ロジラテ思考のマネジメント「優れたリーダーは”意思決定が早い”理由」#A09
ファーストチェス理論をご存じでしょうか?
プロのチェスプレーヤーに、次のような実験をしたそうです。
次の手を5秒以内で考えてもらい、30分後に再び同じ盤面で手を考えてもらいました。すると86%が同じ手だったそうです。
この結果を見ると、プロのチェスプレーヤーの直感力は正しいということになります。
ビジネスの世界でも、優れた経営者やリーダーは素早い判断力と意思決定力があると言われています。さて、プロチェスプレーヤーとの共通点は何でしょうか?
彼らに共通していることは、豊富な知識と経験を体系化している点です。
問題に直面したとき、体系化された知識と経験で得られた直感は、かなりの率で正しいといえます。
1.体系化した知識、経験を手に入れる方法
優れたリーダーとは、常に自分の事業のことを考えている人です。
情報収集、人脈、マーケットの動きなど変化に対して敏感になっている人達です。
こう言うと昭和的なビジネススタイルだと思われるかも知れませんが、「ふっと気づくと、考えてしまう」くらいその事業に愛着を持っていなければ事業の成功はありません。

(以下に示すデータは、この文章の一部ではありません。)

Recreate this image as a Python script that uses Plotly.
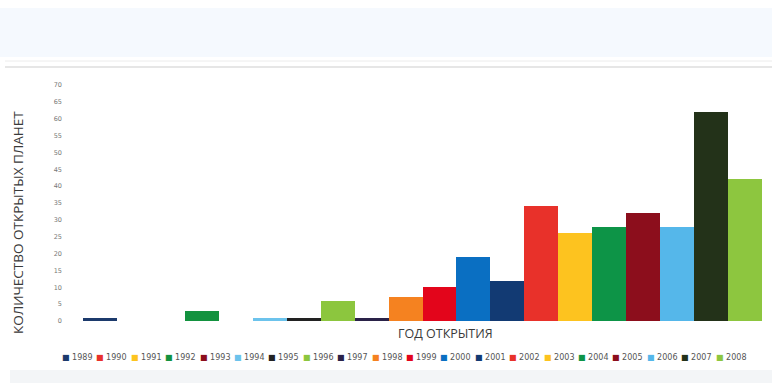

例えば、1)自分は何を知っていて、何を知らないのか? 2)知らないことは、どこの誰に聞けばいいのか? 3)焦点を合わすべき情報は何か?持っている情報の深さはどの程度か? を考えることです。
これが積み重なっていくと、バラバラの情報が何かのタイミングで情報同士がつながって、相関関係が見えるようになります。
複数の相関関係が積み重なっていくと、やがて体系化された知識と経験になっていきます。
優れたリーダーとは、知識と経験を体系化する作業を愚直に積み重ねていった人達といえます。
次の項は、体系化とは何をするのか?についてお話していきます。
2.体系化された「知識と経験」を身につける方法
やることは簡単です。
「何が起こって」、「何故それが起こって」、「何をする」、「結果」を時系列に記録して、定期的に観察と分析すれば相関関係が見えるようになります。
それをベースに戦略戦術を立てて実践していけば、自分の知識と経験は自動的に体系化されていきます。
下の図をご覧下さい。前回の記事#08でも登場していますが、これはロジラテ思考ノートです。
これを半期ごとに記録し、知識、経験の相関関係を分析します。
ロジラテ思考ノートの記録が習慣になると、下図の思考プロセスが身につきます。
問題が発生したら、仮説を立て、課題を設定し、解決策を実践し、結果によって新たな仮説立てを繰り返していくようになります。
この思考法が身につけば、問題に直面したとき、過去に立てた仮説の中から類似した仮説を選び出し、課題・解決策を考えれば、素早い意思決定ができます。
ロジラテ思考のマネジメントは、体系化された知識と経験を積み上げ、正しく、素早い意思決定ができるメソッドとして是非活用を考えてみてください!